Seoul also has pockets of bustling side streets lined with interesting restaurants, art centers, and clubs. Meanwhile, nightlife buzzes in areas like Itaewon, Hongdae, and Gangnam. For quieter strolls, go to the Leeum Samsung Museum of Art, Cheongwadae Sarangchae historical museum, and T.um Telecom Ubiquitous Museum. These museums showcase a wide array of traditional and contemporary art, artifacts, and technology, and offer glimpses into the past, present, and future of South Korea.
Besides being a lovely holiday destination with beautiful beach towns, colorful villages, and a thriving market scene, Busan is also an economic, educational, and cultural center. It is a huge city with skyscrapers, mega trading ports, and a large industrial area. Travelling from Seoul to Busan — a 417-kilometer distance — is fast (taking less than three hours) and comfortable on an extremely modern and comfortable bullet train (KTX).
Located on a mountainside, Gamcheon Culture Village is a visual treat. This village comes alive because of the picturesque city views, colorful houses, and quaint shops and cafés with eccentric artwork.
Also worth visiting is the historic Haedong Yonggungsa Temple, a seaside Buddhist complex dedicated to Gwanseum-bosal, the Goddess of Compassion. This mesmeric site is located six kilometers from Haeundae Beach, Busan’s most popular.

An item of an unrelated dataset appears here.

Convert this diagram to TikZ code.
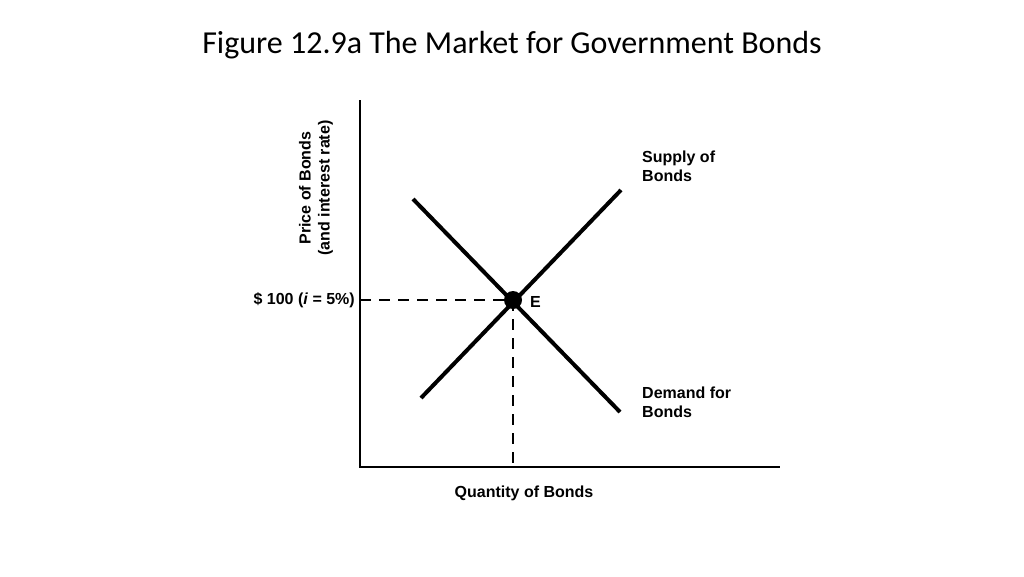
\documentclass[tikz,border=0pt]{standalone}
\usepackage{fontspec}
\setmainfont{Liberation Sans}
\newfontfamily\titlefont{Carlito}
\begin{document}
\begin{tikzpicture}[x=1pt,y=-1pt,
  lbl/.style={font=\bfseries\fontsize{16}{19}\selectfont,align=left,inner sep=0pt},
  curve/.style={line width=4pt},
  axis/.style={line width=2.2pt},
  guide/.style={line width=2.2pt,dash pattern=on 11pt off 8pt}]
\useasboundingbox (0,0) rectangle (1024,576);
\node (title) at (512,45) {\titlefont\fontsize{32}{38}\selectfont Figure 12.9a The Market for Government Bonds};
\coordinate (o) at (360,467);
\coordinate (ytop) at (360,100);
\coordinate (xend) at (780,467);
\draw[axis] (ytop) -- (o) -- (xend);
\coordinate (s1) at (421,398); \coordinate (s2) at (621,190);
\coordinate (d1) at (413,199); \coordinate (d2) at (620,412);
\draw[curve] (s1) -- (s2);
\draw[curve] (d1) -- (d2);
\coordinate (E) at (513,300);
\coordinate (yE) at (360,300);
\coordinate (xE) at (513,467);
\draw[guide] (yE) -- (E);
\draw[guide] (E) -- (xE);
\fill (E) circle (9);
\node[lbl,anchor=west] (elbl) at (530,302) {E};
\node[lbl,anchor=east] (plbl) at (355,300) {\$ 100 (\textit{i} = 5\%)};
\node[lbl,anchor=west] (slbl) at (642,166) {Supply of\\Bonds};
\node[lbl,anchor=west] (dlbl) at (642,402) {Demand for\\Bonds};
\node[lbl] (xlbl) at (524,493) {Quantity of Bonds};
\node[lbl,rotate=90,align=center] (ylbl) at (316,188) {Price of Bonds\\(and interest rate)};
\end{tikzpicture}
\end{document}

And speaking of beaches, those who prefer something quieter can go to Songjeong Beach instead of the usually packed Haeundae.

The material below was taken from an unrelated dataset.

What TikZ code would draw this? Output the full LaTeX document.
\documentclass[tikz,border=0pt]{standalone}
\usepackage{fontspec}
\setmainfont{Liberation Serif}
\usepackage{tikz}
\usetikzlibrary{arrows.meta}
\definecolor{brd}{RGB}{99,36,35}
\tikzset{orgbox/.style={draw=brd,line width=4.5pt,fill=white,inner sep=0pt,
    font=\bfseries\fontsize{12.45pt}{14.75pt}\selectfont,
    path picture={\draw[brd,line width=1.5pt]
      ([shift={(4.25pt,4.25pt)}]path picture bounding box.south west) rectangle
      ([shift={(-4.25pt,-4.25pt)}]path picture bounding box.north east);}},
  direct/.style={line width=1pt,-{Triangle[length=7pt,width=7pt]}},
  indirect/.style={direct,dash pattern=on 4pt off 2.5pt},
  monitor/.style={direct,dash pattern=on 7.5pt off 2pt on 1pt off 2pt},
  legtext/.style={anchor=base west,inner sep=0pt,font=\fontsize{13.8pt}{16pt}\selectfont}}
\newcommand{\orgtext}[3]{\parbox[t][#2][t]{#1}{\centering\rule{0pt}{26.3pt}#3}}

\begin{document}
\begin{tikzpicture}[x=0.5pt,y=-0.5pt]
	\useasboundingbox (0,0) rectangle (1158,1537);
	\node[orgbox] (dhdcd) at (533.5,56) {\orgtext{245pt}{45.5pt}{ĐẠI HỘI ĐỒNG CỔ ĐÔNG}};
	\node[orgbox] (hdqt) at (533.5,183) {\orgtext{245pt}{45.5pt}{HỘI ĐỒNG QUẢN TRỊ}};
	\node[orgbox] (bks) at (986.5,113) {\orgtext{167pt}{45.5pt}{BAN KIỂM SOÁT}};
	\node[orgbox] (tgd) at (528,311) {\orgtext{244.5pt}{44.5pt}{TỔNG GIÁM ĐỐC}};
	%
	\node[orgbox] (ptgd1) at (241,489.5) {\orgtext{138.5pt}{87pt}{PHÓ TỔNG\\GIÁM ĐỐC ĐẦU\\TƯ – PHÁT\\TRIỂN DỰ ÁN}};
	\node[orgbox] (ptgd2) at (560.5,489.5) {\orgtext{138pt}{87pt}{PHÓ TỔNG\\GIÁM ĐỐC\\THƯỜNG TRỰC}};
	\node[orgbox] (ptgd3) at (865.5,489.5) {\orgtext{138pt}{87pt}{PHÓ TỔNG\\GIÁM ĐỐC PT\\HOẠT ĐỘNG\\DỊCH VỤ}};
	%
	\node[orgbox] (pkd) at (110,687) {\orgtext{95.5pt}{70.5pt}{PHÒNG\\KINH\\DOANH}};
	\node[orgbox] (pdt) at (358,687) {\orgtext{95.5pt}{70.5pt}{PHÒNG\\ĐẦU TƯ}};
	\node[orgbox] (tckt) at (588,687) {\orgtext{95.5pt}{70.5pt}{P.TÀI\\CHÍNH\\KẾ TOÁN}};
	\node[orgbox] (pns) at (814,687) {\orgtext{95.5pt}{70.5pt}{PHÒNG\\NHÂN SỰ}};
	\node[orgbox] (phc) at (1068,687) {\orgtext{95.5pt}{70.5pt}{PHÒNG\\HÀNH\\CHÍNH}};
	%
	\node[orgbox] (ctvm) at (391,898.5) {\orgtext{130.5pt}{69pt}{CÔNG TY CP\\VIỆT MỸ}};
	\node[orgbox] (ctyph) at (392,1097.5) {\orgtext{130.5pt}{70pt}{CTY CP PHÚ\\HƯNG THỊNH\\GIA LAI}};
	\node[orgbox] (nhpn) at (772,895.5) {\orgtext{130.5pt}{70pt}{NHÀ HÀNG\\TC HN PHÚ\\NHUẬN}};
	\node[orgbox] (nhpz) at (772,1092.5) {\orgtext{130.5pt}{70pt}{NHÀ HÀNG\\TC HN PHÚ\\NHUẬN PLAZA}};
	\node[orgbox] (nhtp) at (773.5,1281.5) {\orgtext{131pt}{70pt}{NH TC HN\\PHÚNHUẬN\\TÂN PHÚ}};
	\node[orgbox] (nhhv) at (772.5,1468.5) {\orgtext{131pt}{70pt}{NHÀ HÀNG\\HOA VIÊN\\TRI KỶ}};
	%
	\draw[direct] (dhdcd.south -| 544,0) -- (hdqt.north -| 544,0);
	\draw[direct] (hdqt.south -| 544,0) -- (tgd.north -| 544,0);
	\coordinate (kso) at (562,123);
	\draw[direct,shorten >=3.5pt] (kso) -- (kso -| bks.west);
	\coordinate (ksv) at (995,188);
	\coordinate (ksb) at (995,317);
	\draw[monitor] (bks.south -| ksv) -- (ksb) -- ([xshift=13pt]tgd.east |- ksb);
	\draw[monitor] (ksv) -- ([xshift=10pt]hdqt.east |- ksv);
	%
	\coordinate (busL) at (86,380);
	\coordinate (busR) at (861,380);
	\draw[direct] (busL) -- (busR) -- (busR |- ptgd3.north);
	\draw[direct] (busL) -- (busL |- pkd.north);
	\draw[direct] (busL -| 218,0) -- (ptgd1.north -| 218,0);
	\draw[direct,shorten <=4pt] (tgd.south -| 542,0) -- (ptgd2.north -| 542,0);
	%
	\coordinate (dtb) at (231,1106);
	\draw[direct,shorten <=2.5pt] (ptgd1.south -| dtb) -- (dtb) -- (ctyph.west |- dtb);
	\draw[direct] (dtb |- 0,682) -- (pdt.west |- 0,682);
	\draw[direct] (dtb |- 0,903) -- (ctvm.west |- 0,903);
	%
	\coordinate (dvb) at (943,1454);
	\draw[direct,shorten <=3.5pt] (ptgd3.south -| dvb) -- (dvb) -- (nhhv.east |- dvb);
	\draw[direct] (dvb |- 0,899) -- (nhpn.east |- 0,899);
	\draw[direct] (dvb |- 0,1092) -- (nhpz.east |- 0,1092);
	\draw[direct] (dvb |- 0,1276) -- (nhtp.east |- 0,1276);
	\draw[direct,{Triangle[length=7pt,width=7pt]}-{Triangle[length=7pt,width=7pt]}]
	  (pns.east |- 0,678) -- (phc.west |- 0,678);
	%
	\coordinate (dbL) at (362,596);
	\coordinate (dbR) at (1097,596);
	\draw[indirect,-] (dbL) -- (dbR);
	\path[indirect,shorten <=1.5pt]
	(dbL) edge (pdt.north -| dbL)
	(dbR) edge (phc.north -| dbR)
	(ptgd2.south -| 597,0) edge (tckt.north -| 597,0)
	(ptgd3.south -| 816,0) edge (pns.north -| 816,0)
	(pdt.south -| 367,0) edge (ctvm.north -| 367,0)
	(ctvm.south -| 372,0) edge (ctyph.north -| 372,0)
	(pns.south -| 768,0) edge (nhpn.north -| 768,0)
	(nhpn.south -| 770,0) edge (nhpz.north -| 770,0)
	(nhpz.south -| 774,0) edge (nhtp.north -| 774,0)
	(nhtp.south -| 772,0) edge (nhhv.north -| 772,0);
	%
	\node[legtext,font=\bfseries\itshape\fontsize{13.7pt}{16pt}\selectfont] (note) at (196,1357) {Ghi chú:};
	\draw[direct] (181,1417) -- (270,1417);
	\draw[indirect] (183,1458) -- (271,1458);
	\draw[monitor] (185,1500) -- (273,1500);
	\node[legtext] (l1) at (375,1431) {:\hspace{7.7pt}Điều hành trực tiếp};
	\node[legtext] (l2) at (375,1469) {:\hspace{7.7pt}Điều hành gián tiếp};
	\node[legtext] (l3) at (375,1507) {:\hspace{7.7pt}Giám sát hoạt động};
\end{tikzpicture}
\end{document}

The city also has a flourishing market scene where one is likely to find a delightful assortment of goods. The traditional Gukje International Market is a prime spot to shop for vintage items, locally made products and a variety of snacks, while the Jagalchi Market boasts an array of seafood dishes that you’re unlikely to find elsewhere.
Meanwhile, fans of Korean movies should visit Busan in October when the famed Busan International Film Festival is held.
Hiking is also a hit in Busan. Jangsan Mountain is an easy hike that offers spectacular city views. Those who prefer to stay closer to the sea can try Igidae Park, which affords calming views of the cliffs and ocean. After a tiring day of discovery, there are around 450 spas and natural hot springs to choose from in which to enjoy a healing soak.
Experience more natural explorations on Jeju, a breathtakingly beautiful island that’s only an hour’s flight away from Seoul or Busan. Traveling to this island is convenient as the Jeju International Airport, South Korea’s second-largest, has a total of 29 direct flights (13 domestic and 16 international) to connect with major cities in China, Japan, and other Southeast Asian countries.
Visitors to Jeju Island will be wowed by beautiful beaches, cultural landmarks, national parks, and even more exhilarating hikes. The jaw-dropping Hallasan Mountain is South Korea’s highest peak and a geological treasure. Hallasan can be explored via several trails. Particularly worth experiencing is the Seongsan Sunrise Peak (Seongsan Ilchulbong), a bowl-shaped crater formed some 5,000 years ago. It offers some of the most gorgeous views of the sunrise, while its base offers dramatic landscapes — also formed by volcanic eruptions — that every visitor must see.
Off the coastal city of Seogwipo, Cheonjiyeon Falls is another popular attraction on Jeju Island. Cheonjiyeon, which roughly translates as “the pond where heaven and earth meet,” makes for a pleasant walk, day or night, as the water thunders its way from the rock cliffs and burbles down the stream.
Discover natural wonders in the Manjanggul Cave, one of the largest and most well-preserved lava tubes in the world. Scientists and tourists alike will be captivated by the formations — including stalactites, stalagmites, flowstones, lava tubes, and lava shelves — in this seven-kilometer-long underground world.
Wondrous landmarks, mesmerizing cultural traditions, and perhaps, a compelling reason to delve into K-pop, K-dramas, and K-brands await visitors to these beautiful places in South Korea. Why not explore them all?